Heard this one recently, but I can't remember whose line it was: "My wife and I share a sense of humour ... which is just as well, because she hasn't got one".
Zouk,
Gary Younge of the Guardian has written some interesting pieces about growing up black in Stevenage. Lewis Hamilton is oddly quiet on the subject.
Mike
Well, the clue there may be in the words "of the Guardian": how many races has Younge won? I'm sure they each do the thing they do very well.
Hamilton did refer obliquely to his background a while back when he contrasted his upbringing with that of another F1 driver (can't remember which one) who grew up in Monaco. This drew a great deal of censure locally on the (unfair?) basis he was implying Stevenage was a scummy sort of place to come from. However, it didn't prevent him taking his place in the "Sporting Stars From Stevenage" photographic collage fresco in the walkway to the railway station.
I've got his unread autobiography somewhere. I'll have to dig it out and see what he says.
A note from The Censor:
Various comments have been received which have been noted with interest but will not be published, as they are either way off topic or take the discussion in directions that are or are likely to become "inappropriate", to use a censor's favourite word.
Thanks.
Found the book (My Story by Lewis Hamilton). He says, "... religion is not an issue for me -- any more than race is an issue [...] Some people think race, or skin colour, is an issue; some think religion is. Putting it simply, I do not like to see anyone treated badly [...] I had a bad time at school because there were some bullies around who were probably jealous of me going karting at weekends; either that or they just didn't like me. I tried to deal with that by defending myself, so I learned karate."
[Note: this is an edited version of an earlier post which did not pass the Censor.]
"Lewis Hamilton is oddly quiet on the subject" – Lewis Hamilton was suspended from his (RC secondary) school, John Henry Newman, over an incident involving an assault that he said was mistaken identity – he says he was confused with another mixed-race kid – and which I'm inclined to believe was indeed just that. Subsequently he never returned. Bet his old school feels a bit sick now about having driven away (no joke intended) their most famous old boy.
A great many ISIRTA gags, I recall, involved Bill Oddie saying "how de do dere, honey?" every time the word "black" was mentioned. How we laughed …

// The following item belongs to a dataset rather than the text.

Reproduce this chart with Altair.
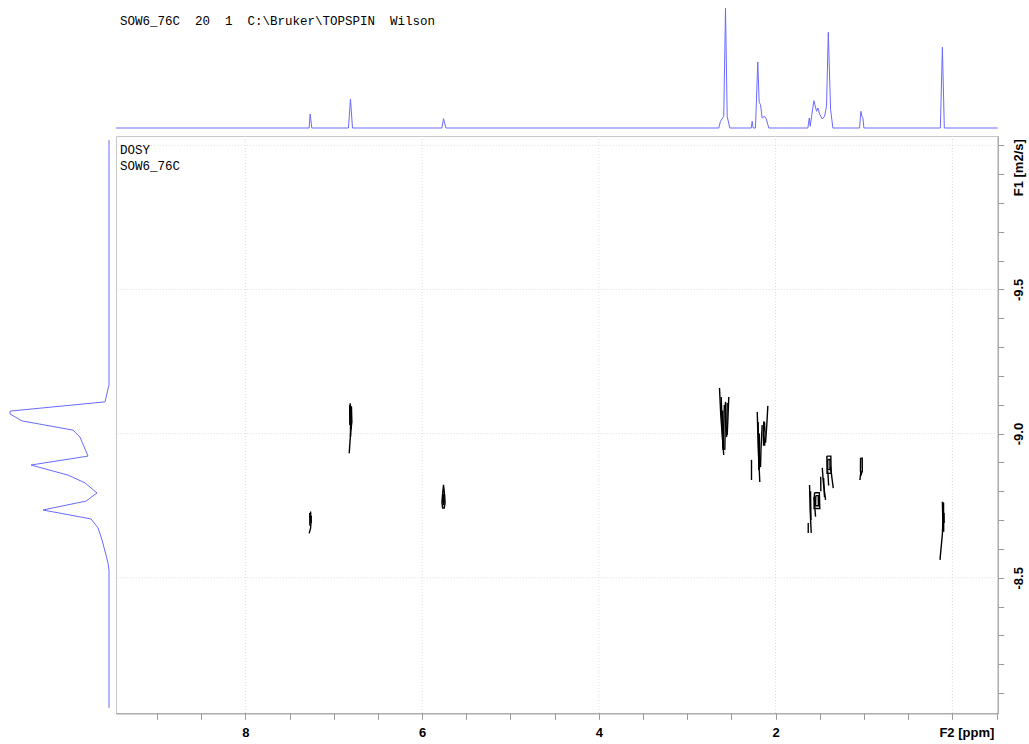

Hamilton was suspended -- along with six others -- in January of 2001, months before sitting his GCSE's. He was reinstated after a successful appeal to the Local Education Authority's (LEA) Exclusion Appeal Panel but was nevertheless not allowed to rejoin his class, being offered segregated tuition instead. It was indeed this incident which led him to move out of Stevenage. He says: "When I look back on this, I think what a shame it was that the end of my Stevenage school years was spoiled for me. Although the LEA has admitted it was all a mistake, neither I nor my family have received an apology, private or public."